U.S. News & World
Report. , v. 123 (Nov. 24 1997) p. 22
A good grade-point average won't get you into the nursing program at
Cuesta College, a community college in California. No, requiring good marks is an
"artificial barrier" to nursing progress, according to the state's
community-college chancellor, so admission to the program is now by lottery. A working
woman named Judy Downing didn't make the program, though she studied hard at night school
and got straight A's in the required courses. But some candidates with C averages won the
lottery and got in.
This is just one sign of the gathering assault on good grades, test scores, and nearly
all known indicators of merit and academic achievement. Some of this is coming from a
philosophy of radical egalitarianism (people must be treated as equal in all matters,
regardless of talent or competence). But most of it has been drummed up to protect the
excesses of an affirmative action movement in deep trouble with the courts and the
American people.
Some examples: Lani Guinier has called for a lottery to determine admission to
colleges, after minimal qualifications have been met by applicants. The president of the
American Bar Association started a pilot project to de-emphasize the Law School Admission
Test (LSAT). A few colleges are abandoning use of the SATs, and the Clinton Department of
Education is investigating whether the University of California is violating
antidiscrimination law by using test scores for graduate school admissions. Texas now
bypasses testing by admitting into the state university system the top 10 percent of
students from all high schools, including schools where a large percentage of students can
barely read or write.
It's a boat race. Education journals regularly carry attacks on merit and tests.
(Sample: Change magazine's article "Standardized Testing: Meritocracy's Crooked
Yardstick.") The New York Times, an unfailing barometer of political correctness, ran
a long Page 1 article finding (surprise!) "wider sympathy" and "gathering
data" calling the SATs into question. The Times revived the old charge of
"cultural bias" on the SAT, as demonstrated by the test's use of the word
"regatta." (Unmentioned by the Times: The test is endlessly combed for possible
bias, and "regatta" hasn't appeared on a test since 1974.).
Colleges can no longer get around the Supreme Court's Bakke decision by pretending that
race is just one factor in diversity admissions. We now know too much about how those
admissions really work, and the courts have upheld Proposition 209 in California and the
Hopwood decision in Texas, a reverse-discrimination suit. So an effort is underway to
circumvent or discredit all objective criteria for admissions.
The SATs in particular are under heavy attack because they consistently show 200- to
230-point gaps between test scores of whites and blacks. The argument is that the tests
can't be any good because not enough blacks and Latinos do well on them. But attacking the
tests is like attacking thermometers because of cold weather. A ton of data tells us that
they are merely reporting the truth--that depressingly large numbers of non-Asian
minority-group members arrive at college too poorly prepared to do well. When used as they
are now (on a weighted basis with grades and other criteria), "the scores are the
most reliable known predictor of academic success," as legal writer Stuart Taylor Jr.

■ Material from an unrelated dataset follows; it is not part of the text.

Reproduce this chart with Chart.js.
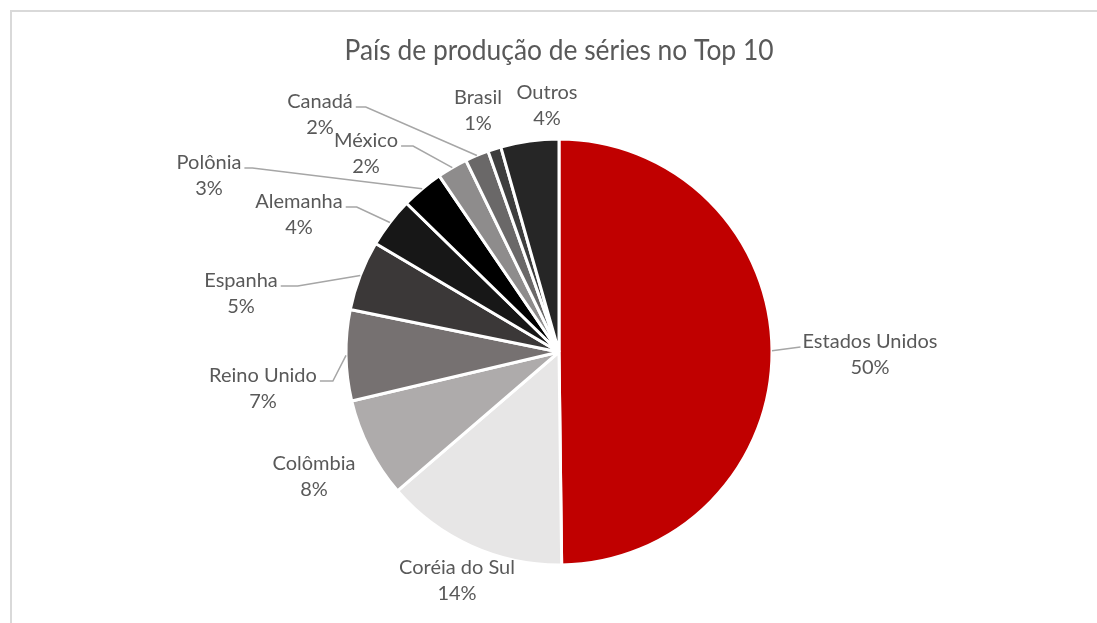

recently wrote in a long analysis of the SAT issue.
Defenders of preferences now attempt to discount tests and grades by arguing that
affirmative-action students do just about as well as better-qualified students. One such
study of law schools rippled through the media all year, hailed by NBC's Tim Russert
("blacks who were admitted under affirmative action performed just as well as
whites"), Time ("graduation and bar-exam pass rates similar to whites"),
and Newsweek ("no real difference in either graduation or bar-passage rates").
Well, not exactly. The study by educational researcher Linda Wightman carried the
telltale title, The Threat to Diversity in Legal Education, and muffled the negative
evidence it found--21.9 percent of black law students entering schools in 1990-1991 failed
to get a degree, compared with 9.7 percent of whites. Far from showing that blacks
admitted under affirmative action did just as well as strongly credentialed blacks,
Wightman found that blacks admitted under racial preferences were about three times more
likely to drop out. And the affirmative-action group had a shockingly high attrition
rate--43.2 percent either didn't finish law school or didn't pass the bar.
The "just as well" school of reporting reflects desire more than fact. People
who defend preferences want what nearly all Americans want, a country in which no group is
left behind. But they have fallen into a no-win strategy by fudging evidence and attacking
all academic qualifications to cloak what is really happening. That attack, Taylor says
bluntly, will descend on "every objective measure of cognitive capacity or academic
achievement that has ever been devised, or ever will be, until more black and Latino
children get decent educations in their early years." Sad, but probably true.